Senate Delays Put National Security at Risk
This morning, Secretary of State Hillary Clinton took to the podium with one message: “Our national security is at risk.” The Senate, she said, cannot afford to delay on the New Strategic Arms Reduction Treaty (New START) any longer.
“When the Senate returns they must act,” she urged. New START, she said, “will advance our national security and provide stability and predictability between the world’s two leading nuclear powers.”
What prompted Secretary Clinton’s passionate warning? Deep concern that partisan politics and parochialism will trump national security interests in an election year.
Clinton warned that it has been over eight months since US inspectors were allowed in Russia to monitor its nuclear weapons. The inspectors were forced out when Ronald Reagan’s original START treaty expired last December. We no longer have American boots on the ground to watch over Russia’s vast nuclear arsenal—the only weapons in the world capable of destroying the United States.
The fix is at hand. The administration has negotiated a workman-like extension of the treaty. It improves the inspections, streamlines their implementation and reduces both sides’ long-range nuclear weapons by about 30 percent from previous allowed levels. Senator Jon Kyl (R-AZ), the Republican whip, calls it “relatively benign.”
Yet Republican senators are dragging their feet. After 21 hearings and briefings (compared to six for the 2003 George W. Bush SORT treaty that also cut nuclear weapons) and dozens of private, top-level sessions with treaty negotiators and Cabinet officials, they say they still need more information. They have delayed a key Senate Foreign Relations Committee vote and flooded the administration with almost 800 questions for the record—many times the number asked on the SORT treaty. Many see these as stall tactics design to delay a “win” for President Obama before the crucial November elections.
Some senators have more parochial concerns, conditioning their vote on more money for states’ nuclear weapon plants and bases.

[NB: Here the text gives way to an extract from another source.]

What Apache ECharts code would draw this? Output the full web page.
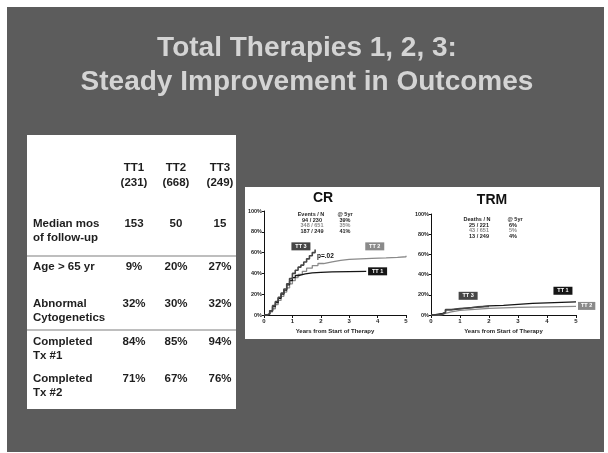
<!DOCTYPE html>
<html lang="en">
<head>
<meta charset="UTF-8" />
<title>Total Therapies 1, 2, 3</title>
<script src="https://cdn.jsdelivr.net/npm/echarts@6/dist/echarts.min.js"></script>
<style>
  * { margin: 0; padding: 0; box-sizing: border-box; }
  body { background: #fff; width: 608px; height: 453px; overflow: hidden; }
  #chart { width: 608px; height: 453px; }
</style>
</head>
<body>
<div id="chart"></div>
<script>
/* ---------- data ---------- */
const titleLines = ["Total Therapies 1, 2, 3:", "Steady Improvement in Outcomes"];

const arms = ["TT1", "TT2", "TT3"];
const armN = ["(231)", "(668)", "(249)"];
const armTags = ["TT 1", "TT 2", "TT 3"];
const rowLabels = [
  ["Median mos", "of follow-up"],
  ["Age > 65 yr"],
  ["Abnormal", "Cytogenetics"],
  ["Completed", "Tx #1"],
  ["Completed", "Tx #2"]
];
const rowValues = [
  ["153", "50", "15"],
  ["9%", "20%", "27%"],
  ["32%", "30%", "32%"],
  ["84%", "85%", "94%"],
  ["71%", "67%", "76%"]
];

// CR curves: [years, %]
const crTT1 = [[0,0],[0.12,1],[0.2,4],[0.3,8],[0.4,12],[0.5,16],[0.6,20],[0.7,24],[0.8,29],[0.9,33],
  [1.0,36],[1.1,38],[1.25,39.5],[1.45,40.5],[1.7,41],[2.0,41.5],[2.4,42],[3.6,42]];
const crTT2 = [[0,0],[0.1,1],[0.2,3],[0.3,6],[0.4,10],[0.5,14],[0.6,18],[0.7,22],[0.8,26],[0.9,30],
  [1.0,33],[1.1,36],[1.2,39],[1.35,42],[1.5,45],[1.7,47.5],[1.9,49.5],[2.1,51],[2.4,52.5],[2.7,53.5],
  [3.0,54],[3.4,54.5],[3.8,55],[4.3,55.5],[4.7,56],[5.0,57]];
const crTT3 = [[0,0],[0.1,1],[0.2,4],[0.3,9],[0.4,13],[0.5,17],[0.6,21],[0.7,25],[0.8,30],[0.9,35],
  [1.0,40],[1.1,43],[1.2,46],[1.3,48],[1.4,51],[1.5,54],[1.6,57],[1.7,60],[1.8,63]];
const crEvents = ["94 / 230", "348 / 651", "187 / 249"];
const crAt5 = ["39%", "35%", "41%"];
const crP = "p=.02";

// TRM curves: [years, %]
const trmTT1 = [[0,0],[0.1,0.5],[0.2,1],[0.3,1.5],[0.4,2.5],[0.5,5],[0.7,6],[1.0,7],[1.3,8],[1.7,9],
  [2.0,9.5],[2.5,10.5],[3.0,11.5],[3.5,12],[4.0,12.5],[4.5,13],[5.0,13.5]];
const trmTT2 = [[0,0],[0.2,0.5],[0.4,1.5],[0.5,3],[0.7,4.5],[1.0,5.5],[1.5,6.5],[2.0,7],[2.5,7.5],
  [3.0,8],[4.0,8.5],[5.0,9]];
const trmTT3 = [[0,0],[0.2,1],[0.4,2.5],[0.5,5.5],[0.7,6.5],[1.0,7],[1.3,8],[1.6,8.5],[2.0,9]];
const trmDeaths = ["25 / 221", "43 / 651", "13 / 249"];
const trmAt5 = ["6%", "5%", "4%"];

/* ---------- styling ---------- */
const FONT = "'Liberation Sans', Arial, sans-serif";
const armColor = ["#151515", "#8a8a8a", "#464646"];
const ink = "#1e1e1e";

const chart = echarts.init(document.getElementById("chart"), null, { renderer: "canvas" });

function xAx(i) {
  return {
    type: "value", gridIndex: i, min: 0, max: 5, interval: 1,
    axisLine: { lineStyle: { color: "#111", width: 1 } },
    axisTick: { length: 3, lineStyle: { color: "#111" } },
    axisLabel: { fontSize: 6, fontWeight: "bold", color: ink, margin: 3, fontFamily: FONT },
    splitLine: { show: false },
    name: "Years from Start of Therapy", nameLocation: "middle", nameGap: 13,
    nameTextStyle: { fontSize: 6, fontWeight: "bold", color: ink, fontFamily: FONT }
  };
}
function yAx(i) {
  return {
    type: "value", gridIndex: i, min: 0, max: 100, interval: 20,
    axisLine: { show: true, lineStyle: { color: "#111", width: 1 } },
    axisTick: { show: true, length: 2, lineStyle: { color: "#111" } },
    axisLabel: { formatter: "{value}%", fontSize: 5.5, fontWeight: "bold", color: ink, margin: 2, fontFamily: FONT },
    splitLine: { show: false }
  };
}
const tagLabel = (k) => ({ show: true, formatter: armTags[k], color: "#fff",
  fontSize: 5.5, fontWeight: "bold", fontFamily: FONT });

function curve(name, g, k, data, coord, w) {
  const s = {
    name: name, type: "line", xAxisIndex: g, yAxisIndex: g, step: "end",
    data: data, showSymbol: false, clip: false, silent: true,
    lineStyle: { color: armColor[k], width: w || 1.3 }
  };
  if (coord) {
    s.markPoint = {
      symbol: "rect", symbolSize: [19, 8], silent: true, animation: false,
      itemStyle: { color: armColor[k] },
      label: Object.assign(tagLabel(k), { position: "inside" }),
      data: [{ coord: coord }]
    };
  } else {
    // tag sitting just past the end of the curve
    s.endLabel = Object.assign(tagLabel(k), {
      backgroundColor: armColor[k], padding: [1, 3, 1, 3], distance: 2, lineHeight: 6
    });
  }
  return s;
}

/* ---------- graphic: slide, table, annotations ---------- */
const g = [];
g.push({ type: "rect", z: -100, silent: true, shape: { x: 7, y: 7, width: 597, height: 445 }, style: { fill: "#5c5c5c" } });
g.push({ type: "rect", z: -90, silent: true, shape: { x: 27, y: 135, width: 209, height: 274 }, style: { fill: "#fff" } });
g.push({ type: "rect", z: -90, silent: true, shape: { x: 245, y: 187, width: 355, height: 152 }, style: { fill: "#fff" } });

function txt(x, y, s, size, color, align, weight) {
  g.push({ type: "text", x: x, y: y, silent: true,
    style: { text: s, fill: color || ink, font: (weight || "bold") + " " + size + "px " + FONT,
      textAlign: align || "left", textVerticalAlign: "middle" } });
}

// title
titleLines.forEach((s, i) => txt(307, 48 + i * 34, s, 28, "#d4d4d4", "center"));

// table
const colX = [134, 176, 220];
arms.forEach((a, j) => { txt(colX[j], 168, a, 11.5, ink, "center"); txt(colX[j], 183, armN[j], 11.5, ink, "center"); });
const rowY = [224, 267, 304, 342, 379];
rowLabels.forEach((lines, i) => {
  lines.forEach((s, l) => txt(33, rowY[i] + l * 14, s, 11.5));
  rowValues[i].forEach((v, j) => txt(colX[j], rowY[i], v, 11.5, ink, "center"));
});
[256, 330].forEach(y => g.push({ type: "line", silent: true, shape: { x1: 27, y1: y, x2: 236, y2: y },
  style: { stroke: "#a8a8a8", lineWidth: 1.5 } }));

// panel titles and notes
txt(323, 198, "CR", 14, "#111", "center");
txt(492, 200, "TRM", 14, "#111", "center");
const noteColor = [ink, "#8a8a8a", ink];
txt(311, 214, "Events / N", 5.5, ink, "center");
txt(345, 214, "@ 5yr", 5.5, ink, "center");
crEvents.forEach((s, i) => { txt(312, 220 + i * 5.5, s, 5.5, noteColor[i], "center"); txt(345, 220 + i * 5.5, crAt5[i], 5.5, noteColor[i], "center"); });
txt(477, 219, "Deaths / N", 5.5, ink, "center");
txt(515, 219, "@ 5yr", 5.5, ink, "center");
trmDeaths.forEach((s, i) => { txt(479, 225 + i * 5.5, s, 5.5, noteColor[i], "center"); txt(513, 225 + i * 5.5, trmAt5[i], 5.5, noteColor[i], "center"); });
txt(317, 256, crP, 6.5, "#111", "left");

chart.setOption({
  animation: false,
  grid: [
    { left: 264, top: 211, width: 142, height: 104 },
    { left: 431, top: 214, width: 145, height: 101 }
  ],
  xAxis: [xAx(0), xAx(1)],
  yAxis: [yAx(0), yAx(1)],
  graphic: { elements: g },
  series: [
    curve("CR TT2", 0, 1, crTT2, [3.9, 66]),
    curve("CR TT1", 0, 0, crTT1, [4.0, 42]),
    curve("CR TT3", 0, 2, crTT3, [1.3, 66], 1.6),
    curve("TRM TT2", 1, 1, trmTT2, null),
    curve("TRM TT1", 1, 0, trmTT1, [4.55, 24]),
    curve("TRM TT3", 1, 2, trmTT3, [1.28, 19], 1.6)
  ]
});
</script>
</body>
</html>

Minority Leader Mitch McConnell (R-KY) said it plainly last week: “All they have to do is find enough money to satisfy Senator Kyl.” He continued, “If it’s important to you, you can find a way, in an over a trillion dollar discretionary budget to fund it. In my view they need to do that, because without that I think the chances of ratification are pretty slim.”
There is no real substantive debate on the merits of the treaty. “This treaty has the full support of your uniformed military,” Chairman of the Joint Chiefs of Staff Admiral Mike Mullen told the Senate months ago. The treaty does not limit US missile defense plans in any way, testified Director of the Missile Defense Agency Patrick O’Reilly. "The New START treaty actually reduces constraints on the development of the missile defense program," he said.
Every former secretary of state, secretary of defense, and national security advisor going back to the Nixon administration who has weighed in on New START supports its ratification. None have opposed it.
Former Nixon security official Mort Halperin told the Senate that the treaty follows exactly the recommendations of the bipartisan Congressional Commission on the Strategic Posture of the United States chaired by former Secretaries of Defense William Perry and James Schlesinger.
Secretary Clinton is watching the clock. The Senate Foreign Relations Committee is set to vote on the treaty in the first week after recess, either September 15 or 16. Any delay in this vote would kill chances that the treaty could be approved by the full Senate before the end of session on October 8—and likely could not be approved before next spring. That means US inspectors could not return to Russia for months.
“I believe that this treaty is too important,” Clinton said. “It should not be in any way caught up in election year politics.” She warned, “There is an urgency to ratify this treaty…Our ability to know and understand changes in Russia’s nuclear arsenal will erode without the treaty. As time passes, uncertainty will increase.”
Today, at the headquarters of the US Strategic Command in Omaha, Senator Ben Nelson (D-NE) announced his wholehearted support for the treaty. “America will be stronger if we can continue to look under Russia’s hood, and they under ours,” he said. “Without this treaty, our understanding of Russian nuclear forces would deteriorate,” he warned. “We’d have a tendency for U.S forces to overcompensate for what we don’t know. That’s a losing strategy in an era of large budget deficits and needed fiscal constraint.”
Next month we will find out if senators heed the counsel offered today and put national security ahead of politics and pork.
Joseph Cirincione is president of Ploughshares Fund and author of Bomb Scare: The History and Future of Nuclear Weapons.